Yep, that’s the feature request here!
Any solution that allows captive/cultivated observations that provide evidence to achieve a “needs attention” ==> “received attention” progression works for the purpose of this feature request.
If you have one particular solution in mind, or don’t like another, then do go ahead and advocate for/against it.
Related staff response from another topic:
The default that “needs ID” means “wild and needs ID” works well enough for me.

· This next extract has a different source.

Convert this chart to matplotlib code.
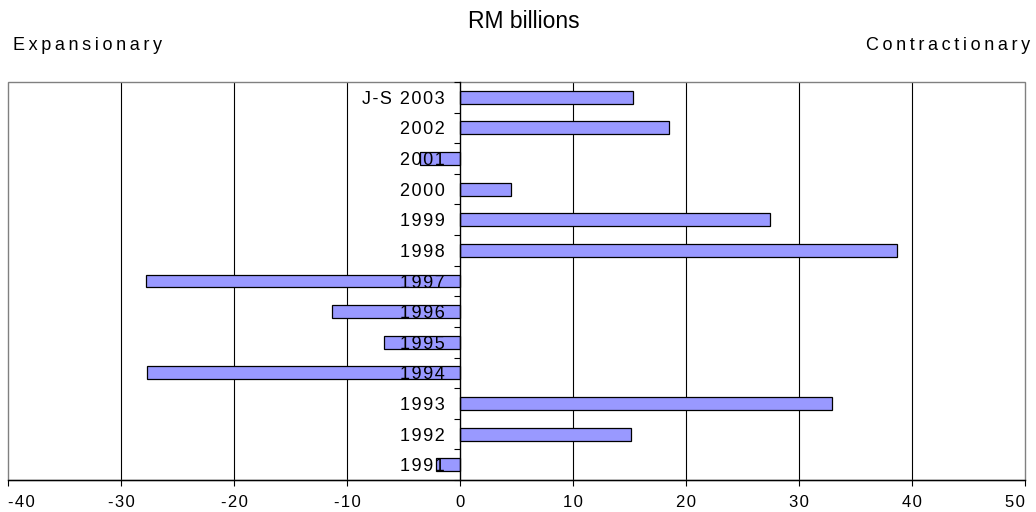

However, while I’m not part of the user group that would use an additional “captive / cultivated and needs ID” category, that user group clearly exists and this seems like a very straightforward and minimally disruptive way of making iNaturalist more usable and productive for them.
So… why is this still languishing in feature requests? :-)
I am aware that some users deliberately avoid marking non-wild observations as such in order to get IDs; many are not reflagged and this degrades the RG database. “Casual” grade is inaccurate where a legitimate researcher may be studying anthropogenic consequences on the wildland; the term is mildly perjorative, implying an un-scientific effort; and it is also a personal judgment not a statement of fact: “Non-Wild” is an accurate term.
Feature request details: Substitute “non-wild” (and “Needs ID”) for “casual” where the only reason for casual grade is non-wild status. Require an affirmative click “wild/Non-wild” in app.
This issue is a trivial programing change. The lack of attention to itover several years has significantly degraded the “wild” listings IMHO and it should be an urgent priority to resettle the nomenclature.
Hmmm…. I don’t t have strong feelings about this, but I’d prefer iNaturalist identify efforts remain focus on wild species. Particularly, as there are so many other ways to photo ID landscaping plants outside of iNaturalist.
One popular app for plant ID by photo is PictureThis, and my friends tell me it is ~very~ good. There are several other such apps in the iOS store. Even the latest iOS Camera app includes an ID component for many, many landscaping plants.
I have not checked, but I would imagine similar utilities are available for desktop and Android. I wonder if Google has a utility that would identify common landscape plants by photo?
Why would casual be renamed to non-wild, casual have many things other than cultivated ones?